◆ **WHAT IS EXPECTED**:
Return the lines that follow, exactly as they appear, from the first through the one containing "const insetTicks = [1550, 1500];"; no pictures are to be included.

◆ **GIVEN INFORMATION**:
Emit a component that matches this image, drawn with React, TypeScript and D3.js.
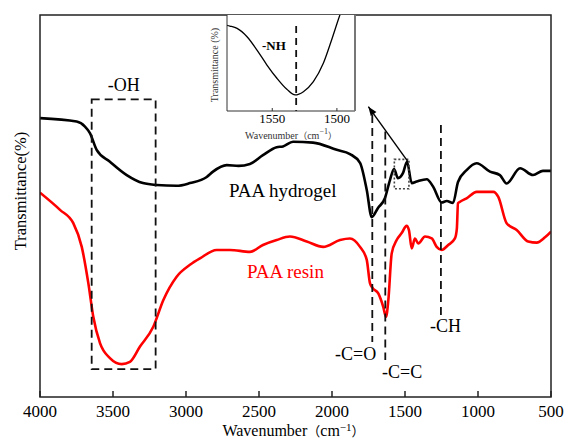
import React from "react";
import * as d3 from "d3";

// FTIR spectra: wavenumber (cm^-1) and relative transmittance
const hydrogelWave = [4000, 3749, 3692, 3658, 3612, 3521, 3406, 3295, 3201, 3064, 2973, 2858, 2815, 2721, 2640, 2562, 2473, 2379, 2336, 2267, 2130, 1968, 1877, 1808, 1762, 1728, 1685, 1637, 1603, 1575, 1548, 1514, 1486, 1454, 1420, 1351, 1308, 1249, 1214, 1171, 1137, 1078, 1009, 918, 850, 804, 712, 623, 555, 500];
const hydrogelT = [73.0, 72.1, 70.8, 69.1, 64.7, 61.6, 58.1, 56.0, 55.5, 55.3, 56.0, 57.6, 59.0, 60.7, 60.5, 61.0, 63.3, 65.4, 65.6, 66.8, 66.6, 64.7, 63.6, 61.3, 54.2, 47.1, 49.5, 52.1, 56.8, 59.7, 57.3, 58.6, 61.6, 56.0, 56.4, 57.0, 55.1, 50.9, 51.3, 50.8, 56.3, 59.4, 61.2, 59.0, 58.1, 55.9, 59.9, 58.1, 59.2, 59.2];

const resinWave = [4000, 3863, 3772, 3714, 3669, 3635, 3589, 3521, 3440, 3384, 3315, 3224, 3155, 3064, 2973, 2904, 2790, 2699, 2562, 2473, 2379, 2288, 2173, 2060, 1945, 1877, 1808, 1762, 1740, 1721, 1683, 1649, 1630, 1614, 1591, 1557, 1523, 1489, 1473, 1454, 1432, 1409, 1363, 1317, 1283, 1249, 1204, 1158, 1145, 1137, 1123, 1078, 1009, 895, 861, 804, 735, 656, 598, 541, 500];
const resinT = [53.5, 49.0, 45.5, 39.3, 29.8, 21.0, 14.1, 10.2, 8.6, 9.2, 13.2, 18.4, 25.4, 31.5, 34.6, 36.3, 38.5, 38.5, 38.0, 39.8, 41.1, 42.0, 40.7, 39.3, 41.1, 41.5, 39.3, 35.9, 29.8, 28.5, 27.1, 23.6, 21.0, 25.4, 37.6, 41.1, 42.9, 44.8, 43.7, 38.9, 41.5, 40.2, 42.0, 41.5, 39.3, 38.5, 39.8, 41.5, 44.0, 50.7, 51.1, 52.0, 53.7, 53.7, 52.4, 45.5, 43.7, 40.7, 40.4, 41.8, 43.3];

// Zoomed -NH band
const insetWave = [1586, 1582.8, 1577.2, 1569.5, 1561.8, 1554.1, 1546.4, 1538.7, 1532.3, 1525.9, 1518.2, 1510.5, 1504.1, 1497.7, 1495];
const insetT = [89.5, 88.5, 86.1, 77.4, 63.5, 47.9, 34.1, 22.6, 16.7, 20.1, 30.5, 49.7, 74.0, 100, 110];

const xTicks = [4000, 3500, 3000, 2500, 2000, 1500, 1000, 500];
const insetTicks = [1550, 1500];

// Band assignments
const ohBand = { from: 3646, to: 3208, top: 77.9, bottom: 7.3 };
const bandLines = [
  { wave: 1724, top: 73.8, bottom: 14.4 },
  { wave: 1635, top: 69.5, bottom: 9.7 },
  { wave: 1254, top: 71.2, bottom: 20.7 },
];
const nhBox = { from: 1573, to: 1473, top: 62.2, bottom: 54.5 };
const nhArrow = { fromWave: 1480, fromT: 61.6, toWave: 1751, toT: 76.0 };
const insetMarker = 1531.5;

const W = 564;
const H = 440;
const M = { left: 40, right: 551, top: 15, bottom: 397 };
const INSET = { left: 227, right: 355, top: 15, bottom: 111 };

const serif = "'Liberation Serif', 'Times New Roman', serif";
const cjkParen = "'Noto Sans CJK SC', 'Liberation Serif', serif";

export default function App() {
  const x = d3.scaleLinear().domain([4000, 500]).range([M.left, M.right]);
  const y = d3.scaleLinear().domain([0, 100]).range([M.bottom, M.top]);

  const xi = d3.scaleLinear().domain([1585, 1486]).range([INSET.left, INSET.right]);
  const yi = d3.scaleLinear().domain([0, 100]).range([INSET.bottom, INSET.top]);

  const line = d3
    .line<[number, number]>()
    .x((d) => x(d[0]))
    .y((d) => y(d[1]))
    .curve(d3.curveMonotoneX);

  const insetLine = d3
    .line<[number, number]>()
    .x((d) => xi(d[0]))
    .y((d) => yi(d[1]))
    .curve(d3.curveMonotoneX);

  const hydrogel = hydrogelWave.map((w, i) => [w, hydrogelT[i]] as [number, number]);
  const resin = resinWave.map((w, i) => [w, resinT[i]] as [number, number]);
  const inset = insetWave.map((w, i) => [w, insetT[i]] as [number, number]);

  const dash = "8,5";
  const ax = x(nhArrow.fromWave);
  const ay = y(nhArrow.fromT);
  const bx = x(nhArrow.toWave);
  const by = y(nhArrow.toT);
  const ang = Math.atan2(by - ay, bx - ax);
  const hl = 9;
  const hw = 3.5;
  const head = [
    [bx, by],
    [bx - hl * Math.cos(ang) + hw * Math.sin(ang), by - hl * Math.sin(ang) - hw * Math.cos(ang)],
    [bx - hl * Math.cos(ang) - hw * Math.sin(ang), by - hl * Math.sin(ang) + hw * Math.cos(ang)],
  ];

  return (
    <svg
      width={W}
      height={H}
      style={{ position: "absolute", left: 0, top: 0, background: "#fff" }}
      fontFamily={serif}
    >
      <defs>
        <clipPath id="plot-clip">
          <rect x={M.left} y={M.top} width={M.right - M.left} height={M.bottom - M.top} />
        </clipPath>
        <clipPath id="inset-clip">
          <rect x={INSET.left} y={INSET.top} width={INSET.right - INSET.left} height={INSET.bottom - INSET.top} />
        </clipPath>
      </defs>

      {/* spectra */}
      <g clipPath="url(#plot-clip)">
        <path d={line(hydrogel) ?? ""} fill="none" stroke="#000" strokeWidth={2.6} strokeLinejoin="round" />
        <path d={line(resin) ?? ""} fill="none" stroke="#ff0000" strokeWidth={2.6} strokeLinejoin="round" />
      </g>

      {/* -OH region */}
      <rect
        x={x(ohBand.from)}
        y={y(ohBand.top)}
        width={x(ohBand.to) - x(ohBand.from)}
        height={y(ohBand.bottom) - y(ohBand.top)}
        fill="none"
        stroke="#111"
        strokeWidth={1.8}
        strokeDasharray={dash}
      />
      <text x={(x(ohBand.from) + x(ohBand.to)) / 2} y={91} fontSize={18} textAnchor="middle">
        -OH
      </text>

      {/* band markers */}
      {bandLines.map((b, i) => (
        <line
          key={i}
          x1={x(b.wave)}
          x2={x(b.wave)}
          y1={y(b.top)}
          y2={y(b.bottom)}
          stroke="#111"
          strokeWidth={1.8}
          strokeDasharray={dash}
        />
      ))}
      <text x={335} y={360} fontSize={18}>-C=O</text>
      <text x={382} y={378} fontSize={18}>-C=C</text>
      <text x={430} y={332} fontSize={18}>-CH</text>

      {/* -NH box and arrow */}
      <rect
        x={x(nhBox.from)}
        y={y(nhBox.top)}
        width={x(nhBox.to) - x(nhBox.from)}
        height={y(nhBox.bottom) - y(nhBox.top)}
        fill="none"
        stroke="#444"
        strokeWidth={1.6}
        strokeDasharray="2,2"
      />
      <line x1={ax} y1={ay} x2={bx} y2={by} stroke="#000" strokeWidth={1.4} />
      <polygon points={head.map((p) => p.join(",")).join(" ")} fill="#000" />

      {/* series labels */}
      <text x={229} y={197} fontSize={19}>PAA hydrogel</text>
      <text x={247} y={278} fontSize={19} fill="#ff0000">PAA resin</text>

      {/* frame and axis */}
      <rect
        x={M.left}
        y={M.top}
        width={M.right - M.left}
        height={M.bottom - M.top}
        fill="none"
        stroke="#222"
        strokeWidth={1.5}
      />
      {xTicks.map((t) => (
        <g key={t}>
          <line x1={x(t)} x2={x(t)} y1={M.bottom} y2={M.bottom - 6} stroke="#222" strokeWidth={1.5} />
          <text x={x(t)} y={417} fontSize={17} textAnchor="middle">
            {t}
          </text>
        </g>
      ))}
      <text x={(M.left + M.right) / 2 - 2} y={436} fontSize={16} textAnchor="middle">
        Wavenumber
        <tspan fontFamily={cjkParen} fontSize={13}>（</tspan>
        cm
        <tspan fontSize={11} dy={-5}>−1</tspan>
        <tspan fontFamily={cjkParen} fontSize={13} dy={5}>）</tspan>
      </text>
      <text
        transform={`translate(26,191) rotate(-90)`}
        fontSize={16.5}
        textAnchor="middle"
      >
        Transmittance(%)
      </text>

      {/* inset */}
      <rect
        x={INSET.left}
        y={INSET.top}
        width={INSET.right - INSET.left}
        height={INSET.bottom - INSET.top}
        fill="#fff"
        stroke="none"
      />
      <g clipPath="url(#inset-clip)">
        <path d={insetLine(inset) ?? ""} fill="none" stroke="#000" strokeWidth={1.3} />
      </g>
      <line
        x1={xi(insetMarker)}
        x2={xi(insetMarker)}
        y1={INSET.top + 11}
        y2={INSET.bottom}
        stroke="#111"
        strokeWidth={1.8}
        strokeDasharray="7,5"
      />
      <line x1={INSET.left} x2={INSET.left} y1={INSET.top} y2={INSET.bottom} stroke="#333" strokeWidth={1} />
      <line x1={INSET.left} x2={INSET.right} y1={INSET.bottom} y2={INSET.bottom} stroke="#333" strokeWidth={1} />
      <line x1={INSET.right} x2={INSET.right} y1={INSET.top} y2={INSET.bottom} stroke="#777" strokeWidth={2} />
      <text x={262} y={50} fontSize={13} fontWeight="bold">-NH</text>
      {insetTicks.map((t) => (
        <g key={t}>
          <line x1={xi(t)} x2={xi(t)} y1={INSET.bottom} y2={INSET.bottom - 3} stroke="#333" strokeWidth={1} />
          <text x={xi(t)} y={123} fontSize={13} textAnchor="middle">
            {t}
          </text>
        </g>
      ))}
      <text x={(INSET.left + INSET.right) / 2} y={139} fontSize={10} textAnchor="middle" fill="#333">
        Wavenumber
        <tspan fontFamily={cjkParen} fontSize={9}>（</tspan>
        cm
        <tspan fontSize={8} dy={-5}>−1</tspan>
        <tspan fontFamily={cjkParen} fontSize={9} dy={5}>）</tspan>
      </text>
      <text
        transform={`translate(218,${(INSET.top + INSET.bottom) / 2 + 2}) rotate(-90)`}
        fontSize={10}
        textAnchor="middle"
        fill="#333"
      >
        Transmittance (%)
      </text>
    </svg>
  );
}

◆ **WRITTEN REPLY**:
Emit a component that matches this image, drawn with React, TypeScript and D3.js.
import React from "react";
import * as d3 from "d3";

// FTIR spectra: wavenumber (cm^-1) and relative transmittance
const hydrogelWave = [4000, 3749, 3692, 3658, 3612, 3521, 3406, 3295, 3201, 3064, 2973, 2858, 2815, 2721, 2640, 2562, 2473, 2379, 2336, 2267, 2130, 1968, 1877, 1808, 1762, 1728, 1685, 1637, 1603, 1575, 1548, 1514, 1486, 1454, 1420, 1351, 1308, 1249, 1214, 1171, 1137, 1078, 1009, 918, 850, 804, 712, 623, 555, 500];
const hydrogelT = [73.0, 72.1, 70.8, 69.1, 64.7, 61.6, 58.1, 56.0, 55.5, 55.3, 56.0, 57.6, 59.0, 60.7, 60.5, 61.0, 63.3, 65.4, 65.6, 66.8, 66.6, 64.7, 63.6, 61.3, 54.2, 47.1, 49.5, 52.1, 56.8, 59.7, 57.3, 58.6, 61.6, 56.0, 56.4, 57.0, 55.1, 50.9, 51.3, 50.8, 56.3, 59.4, 61.2, 59.0, 58.1, 55.9, 59.9, 58.1, 59.2, 59.2];

const resinWave = [4000, 3863, 3772, 3714, 3669, 3635, 3589, 3521, 3440, 3384, 3315, 3224, 3155, 3064, 2973, 2904, 2790, 2699, 2562, 2473, 2379, 2288, 2173, 2060, 1945, 1877, 1808, 1762, 1740, 1721, 1683, 1649, 1630, 1614, 1591, 1557, 1523, 1489, 1473, 1454, 1432, 1409, 1363, 1317, 1283, 1249, 1204, 1158, 1145, 1137, 1123, 1078, 1009, 895, 861, 804, 735, 656, 598, 541, 500];
const resinT = [53.5, 49.0, 45.5, 39.3, 29.8, 21.0, 14.1, 10.2, 8.6, 9.2, 13.2, 18.4, 25.4, 31.5, 34.6, 36.3, 38.5, 38.5, 38.0, 39.8, 41.1, 42.0, 40.7, 39.3, 41.1, 41.5, 39.3, 35.9, 29.8, 28.5, 27.1, 23.6, 21.0, 25.4, 37.6, 41.1, 42.9, 44.8, 43.7, 38.9, 41.5, 40.2, 42.0, 41.5, 39.3, 38.5, 39.8, 41.5, 44.0, 50.7, 51.1, 52.0, 53.7, 53.7, 52.4, 45.5, 43.7, 40.7, 40.4, 41.8, 43.3];

// Zoomed -NH band
const insetWave = [1586, 1582.8, 1577.2, 1569.5, 1561.8, 1554.1, 1546.4, 1538.7, 1532.3, 1525.9, 1518.2, 1510.5, 1504.1, 1497.7, 1495];
const insetT = [89.5, 88.5, 86.1, 77.4, 63.5, 47.9, 34.1, 22.6, 16.7, 20.1, 30.5, 49.7, 74.0, 100, 110];

const xTicks = [4000, 3500, 3000, 2500, 2000, 1500, 1000, 500];
const insetTicks = [1550, 1500];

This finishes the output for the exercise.